Within 24 hours the newspaper's scoop was buried beneath an avalanche of doubts over the pictures' authenticity. The BBC led a charge of sceptics questioning almost every aspect of the stills, from the soldiers' webbing to the make of the truck in which the alleged assault of the prisoner took place.
This weekend Mr Morgan must be reflecting on a week in which he went from triumph to near disaster in a bout of extraordinary tabloid in-fighting.
The editor was given a taste of what was in store on Monday when The Sun and the Daily Express gleefully reported the doubts of "military experts" over the photographs.
"WE TOLD THE TRUTH" was his defiant riposte as the paper made a "point-by-point rebuttal" of claims that the pictures were faked.
The effort left its rivals unimpressed: "LIARS" was the considered response of the Daily Express on its front page on Tuesday, while The Sun showed its readers how easy it would have been to mock up the abuse pictures.
As investigators from the Royal Military Police arrived on the editorial floor at Canary Wharf to question the reporter who wrote the story that morning, heat was building on the editor.
There were calls for his resignation in the Commons and accusations he had needlessly placed serving soldiers at risk from a backlash prompted by the untrue story.
He said that he had "nothing to hide" and was "relaxed". "Not one new fact has emerged that exposes our story or pictures as a fake."
The editor's confidence appeared to be borne out by authoritative briefings from inside the military investigation that the pictures may be impossible to verify. In the absence of a confession from the men involved - and the newspaper refuses to reveal its sources - it is left to the sceptics to disprove the images by other means, and no definitive technical evidence has yet been advanced.
Nevertheless, Mr Morgan has subtly prepared a second line of defence should they be proved fakes. In an interview that appeared in The Daily Telegraph, he said: "Although I absolutely understand that it's very important that the veracity of these photographs is seen to be established - ie: as an accurate record of events that happened - what I would say is that the bigger issue is the fact that we have brought to public attention the allegations of ill-treatment of detainees by British troops."
His chosen standard of veracity as "an accurate record of events" leaves open the possibility that the pictures were staged to show a prior, unrecorded, incident.
To underline the second point, that the pictures served a greater truth of abuse in Iraq, the paper printed first the testimony of a third soldier involved in beatings and then what it presented as another "trophy" picture, yesterday.
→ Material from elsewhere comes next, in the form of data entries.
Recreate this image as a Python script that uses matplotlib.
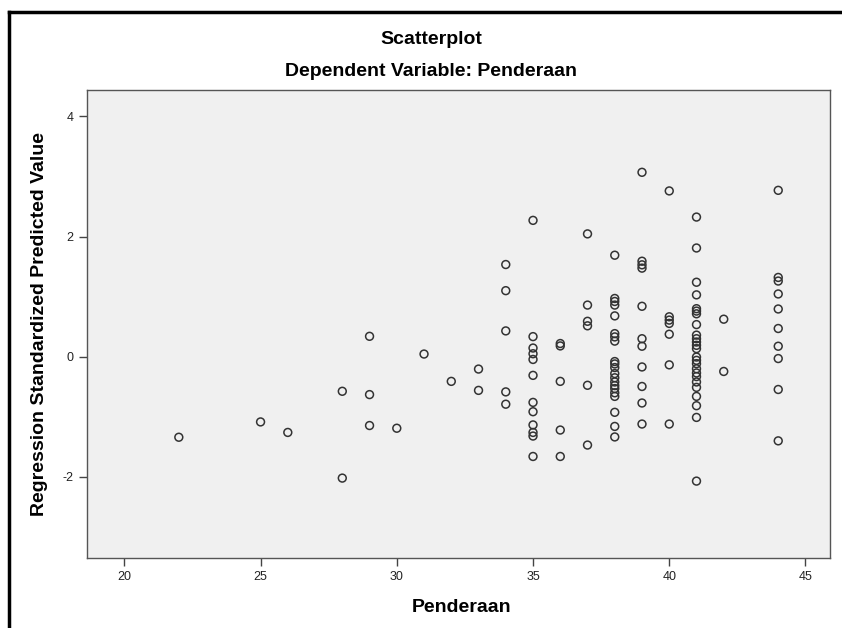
import matplotlib
matplotlib.use("Agg")
import matplotlib.pyplot as plt
from matplotlib.lines import Line2D

plt.rcParams['font.family'] = ['Liberation Sans', 'DejaVu Sans']
plt.rcParams['axes.unicode_minus'] = False

# Data (x = Penderaan, y = standardized predicted value)
penderaan = [22, 25, 26, 28, 28, 29, 29, 29, 30, 31, 32, 33, 33,
             34, 34, 34, 34, 34,
             35, 35, 35, 35, 35, 35, 35, 35, 35, 35, 35, 35,
             36, 36, 36, 36, 36,
             37, 37, 37, 37, 37, 37,
             38, 38, 38, 38, 38, 38, 38, 38, 38, 38, 38, 38, 38, 38, 38, 38, 38, 38, 38, 38, 38,
             39, 39, 39, 39, 39, 39, 39, 39, 39, 39, 39,
             40, 40, 40, 40, 40, 40, 40,
             41, 41, 41, 41, 41, 41, 41, 41, 41, 41, 41, 41, 41, 41, 41, 41, 41, 41, 41, 41, 41, 41, 41, 41, 41,
             42, 42,
             44, 44, 44, 44, 44, 44, 44, 44, 44, 44]
predicted = [-1.34, -1.085, -1.26, -0.575, -2.02, 0.34, -0.63, -1.145, -1.19, 0.045, -0.41, -0.205, -0.56,
             1.535, 1.10, 0.43, -0.585, -0.79,
             2.27, 0.335, 0.145, 0.05, -0.045, -0.31, -0.76, -0.915, -1.135, -1.26, -1.32, -1.66,
             0.22, 0.18, -0.41, -1.22, -1.66,
             2.045, 0.86, 0.59, 0.515, -0.475, -1.47,
             1.69, 0.97, 0.92, 0.86, 0.68, 0.385, 0.33, 0.26, -0.08, -0.12, -0.18, -0.28, -0.35, -0.42, -0.48, -0.53, -0.60, -0.66, -0.925, -1.16, -1.335,
             3.07, 1.59, 1.53, 1.475, 0.84, 0.30, 0.175, -0.17, -0.495, -0.77, -1.12,
             2.76, 0.665, 0.61, 0.555, 0.375, -0.135, -1.12,
             2.325, 1.81, 1.24, 1.03, 0.80, 0.76, 0.715, 0.535, 0.36, 0.30, 0.245, 0.19, 0.135, -0.005, -0.06, -0.115, -0.20, -0.27, -0.33, -0.42, -0.51, -0.66, -0.815, -1.01, -2.07,
             0.625, -0.245,
             2.77, 1.32, 1.26, 1.045, 0.795, 0.47, 0.175, -0.03, -0.545, -1.40]

x_ticks = [20, 25, 30, 35, 40, 45]
y_ticks = [-2, 0, 2, 4]

W, H = 842, 628
fig = plt.figure(figsize=(W / 100, H / 100), dpi=100)
fig.patch.set_facecolor('white')

left, right, top, bottom = 87, 830, 90, 558
ax = fig.add_axes([left / W, 1 - bottom / H, (right - left) / W, (bottom - top) / H])
ax.set_facecolor('#F0F0F0')

ax.scatter(penderaan, predicted, s=32, facecolors='none', edgecolors='#333333', linewidths=1.1, zorder=3)

ax.set_xlim(18.63, 45.9)
ax.set_ylim(-3.35, 4.44)
ax.set_xticks(x_ticks)
ax.set_yticks(y_ticks)
ax.tick_params(axis='both', direction='out', length=6, width=1, color='#444444',
               labelsize=9, labelcolor='#222222', top=False, right=False)
for sp in ax.spines.values():
    sp.set_color('#555555')
    sp.set_linewidth(1)

fig.text(431 / W, 1 - 40 / H, 'Scatterplot', ha='center', va='center', fontsize=14, fontweight='bold')
fig.text(431 / W, 1 - 71 / H, 'Dependent Variable: Penderaan', ha='center', va='center', fontsize=14, fontweight='bold')
fig.text(462 / W, 1 - 607 / H, 'Penderaan', ha='center', va='center', fontsize=14, fontweight='bold')
fig.text(40 / W, 1 - ((top + bottom) / 2) / H, 'Regression Standardized Predicted Value',
         ha='center', va='center', rotation=90, fontsize=14, fontweight='bold')

# outer frame (left and top edges visible)
fig.add_artist(Line2D([9 / W, 9 / W], [0, 1 - 12 / H], transform=fig.transFigure, color='black', linewidth=2.5))
fig.add_artist(Line2D([9 / W, 1], [1 - 12 / H, 1 - 12 / H], transform=fig.transFigure, color='black', linewidth=2.5))

fig.savefig('out.png', dpi=100)
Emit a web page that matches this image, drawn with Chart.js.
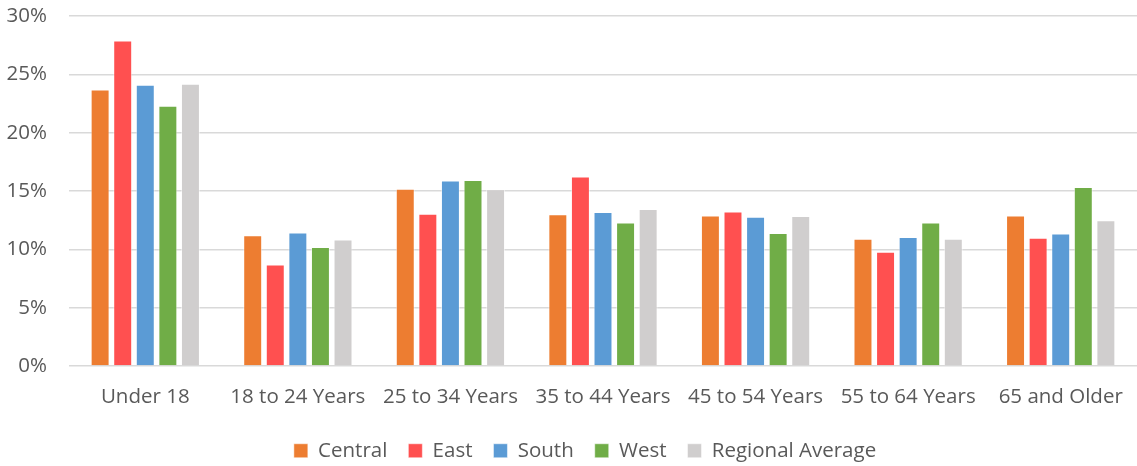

Compared with the genuinely shocking pictures from Abu Ghraib, the slightly bloodied mouth of a handcuffed Iraqi captive is tame and inconclusive as a condemnation, however.
Lieutenant Colonel Mike Glover, who served with the accused regiment, the Queen's Lancashire, told the BBC yesterday it was a "typical image" and proved "conclusively that the original set of photographs are false".
Senior officials in the Ministry of Defence said last night that the RMP investigation was likely to take weeks. Too much is at stake for the final answer to be fudged.